#### Problem to solve:
In the listing that follows, retype every line from the first through the one containing "y_4000 = [1.2, 4.8, 16, 23.2, 25.2, 26.8, 24.6]". Pictures are to be left out.

=== Source excerpt ===

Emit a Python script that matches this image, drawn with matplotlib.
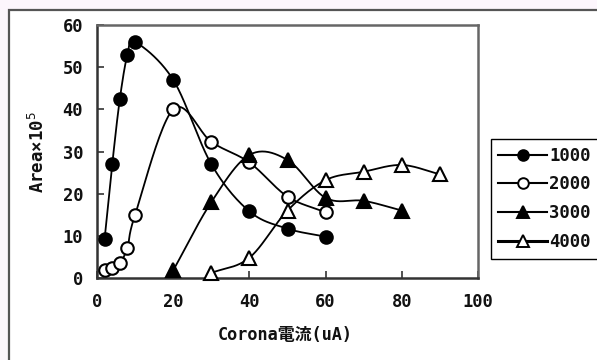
import numpy as np
import matplotlib
matplotlib.use("Agg")
import matplotlib.pyplot as plt
from matplotlib.patches import Rectangle
from matplotlib.lines import Line2D

# ---- data ----
x_1000 = [2, 4, 6, 8, 10, 20, 30, 40, 50, 60]
y_1000 = [9.3, 27, 42.5, 53, 56, 47, 27, 15.8, 11.7, 9.8]

x_2000 = [2, 4, 6, 8, 10, 20, 30, 40, 50, 60]
y_2000 = [2.0, 2.3, 3.6, 7.2, 15, 40, 32.3, 27.4, 19.3, 15.6]

x_3000 = [20, 30, 40, 50, 60, 70, 80]
y_3000 = [1.8, 18, 29.2, 28, 19, 18.3, 16]

x_4000 = [30, 40, 50, 60, 70, 80, 90]
y_4000 = [1.2, 4.8, 16, 23.2, 25.2, 26.8, 24.6]

series_labels = ["1000", "2000", "3000", "4000"]
x_ticks = [0, 20, 40, 60, 80, 100]
y_ticks = [0, 10, 20, 30, 40, 50, 60]
x_label = "Corona電流(uA)"
y_label = "Area×10$^5$"


def smooth(xs, ys, n=24):
    """Catmull-Rom curve through the points (like a spreadsheet 'smoothed line')."""
    p = np.column_stack([xs, ys]).astype(float)
    if len(p) < 3:
        return p[:, 0], p[:, 1]
    ext = np.vstack([2 * p[0] - p[1], p, 2 * p[-1] - p[-2]])
    out = []
    t = np.linspace(0, 1, n, endpoint=False)[:, None]
    for i in range(1, len(ext) - 2):
        p0, p1, p2, p3 = ext[i - 1], ext[i], ext[i + 1], ext[i + 2]
        c1 = p1 + (p2 - p0) / 6.0
        c2 = p2 - (p3 - p1) / 6.0
        seg = ((1 - t) ** 3) * p1 + 3 * ((1 - t) ** 2) * t * c1 + 3 * (1 - t) * t ** 2 * c2 + t ** 3 * p2
        out.append(seg)
    out.append(p[-1][None, :])
    out = np.vstack(out)
    return out[:, 0], out[:, 1]


W, H = 597, 360
fig = plt.figure(figsize=(W / 100, H / 100), dpi=100, facecolor="#fcf6fc")

# outer chart frame
fig.patches.append(Rectangle((8.5 / W, -0.2), 1.2, 1.2 - 9.5 / H,
                             transform=fig.transFigure, facecolor="white",
                             edgecolor="#555555", linewidth=1.6, zorder=-5))

ax = fig.add_axes([97 / W, 1 - 278 / H, (478 - 97) / W, (278 - 25) / H])
ax.set_zorder(1)
ax.set_facecolor("white")

mono = ["DejaVu Sans Mono", "Noto Sans CJK JP"]
txt_color = "#111111"

styles = [
    dict(marker="o", mfc="black", ms=9, lw=1.3),
    dict(marker="o", mfc="white", ms=9, lw=1.3),
    dict(marker="^", mfc="black", ms=10, lw=1.3),
    dict(marker="^", mfc="white", ms=10, lw=1.3),
]
data = [(x_1000, y_1000), (x_2000, y_2000), (x_3000, y_3000), (x_4000, y_4000)]

for (xs, ys), st in zip(data, styles):
    sx, sy = smooth(xs, ys)
    ax.plot(sx, sy, color="black", lw=st["lw"], zorder=2)
    ax.plot(xs, ys, linestyle="none", marker=st["marker"], ms=st["ms"],
            mfc=st["mfc"], mec="black", mew=1.5, zorder=3, clip_on=False)

ax.set_xlim(0, 100)
ax.set_ylim(0, 60)
ax.set_xticks(x_ticks)
ax.set_yticks(y_ticks)
ax.tick_params(direction="in", length=5, width=1.2, color="#333333",
               labelsize=12.3, labelcolor=txt_color)
ax.tick_params(axis="x", pad=11)
ax.tick_params(axis="y", pad=10)
for lab in ax.get_xticklabels() + ax.get_yticklabels():
    lab.set_family(mono)
    lab.set_weight("bold")

for side in ["left", "bottom"]:
    ax.spines[side].set_color("#333333")
    ax.spines[side].set_linewidth(1.8)
for side in ["top", "right"]:
    ax.spines[side].set_color("#666666")
    ax.spines[side].set_linewidth(1.8)

fig.text(285.5 / W, 1 - 335 / H, x_label, family=mono, fontsize=12.2,
         color=txt_color, ha="center", va="center", weight="bold")
fig.text(38 / W, 1 - 152 / H, y_label, family=mono, fontsize=12.5,
         color=txt_color, ha="center", va="center", rotation=90, weight="bold")

# legend
handles = []
for st, lab in zip(styles, series_labels):
    handles.append(Line2D([], [], color="black", lw=1.5 if lab != "4000" else 2.2,
                          marker=st["marker"], ms=st["ms"] * 0.85, mfc=st["mfc"],
                          mec="black", mew=1.4, label=lab))
leg = fig.legend(handles=handles, loc="upper left",
                 bbox_to_anchor=(490.7 / W, 1 - 139 / H),
                 frameon=True, fancybox=False, edgecolor="black",
                 prop=dict(family=mono, size=12.4, weight="bold"), labelcolor=txt_color,
                 handlelength=2.8, handletextpad=0.15, labelspacing=0.62,
                 borderpad=0.45, borderaxespad=0, framealpha=1)
leg.get_frame().set_linewidth(1.0)

fig.savefig("out.png", dpi=100, facecolor=fig.get_facecolor())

===

#### Answer in full:
Emit a Python script that matches this image, drawn with matplotlib.
import numpy as np
import matplotlib
matplotlib.use("Agg")
import matplotlib.pyplot as plt
from matplotlib.patches import Rectangle
from matplotlib.lines import Line2D

# ---- data ----
x_1000 = [2, 4, 6, 8, 10, 20, 30, 40, 50, 60]
y_1000 = [9.3, 27, 42.5, 53, 56, 47, 27, 15.8, 11.7, 9.8]

x_2000 = [2, 4, 6, 8, 10, 20, 30, 40, 50, 60]
y_2000 = [2.0, 2.3, 3.6, 7.2, 15, 40, 32.3, 27.4, 19.3, 15.6]

x_3000 = [20, 30, 40, 50, 60, 70, 80]
y_3000 = [1.8, 18, 29.2, 28, 19, 18.3, 16]

x_4000 = [30, 40, 50, 60, 70, 80, 90]
y_4000 = [1.2, 4.8, 16, 23.2, 25.2, 26.8, 24.6]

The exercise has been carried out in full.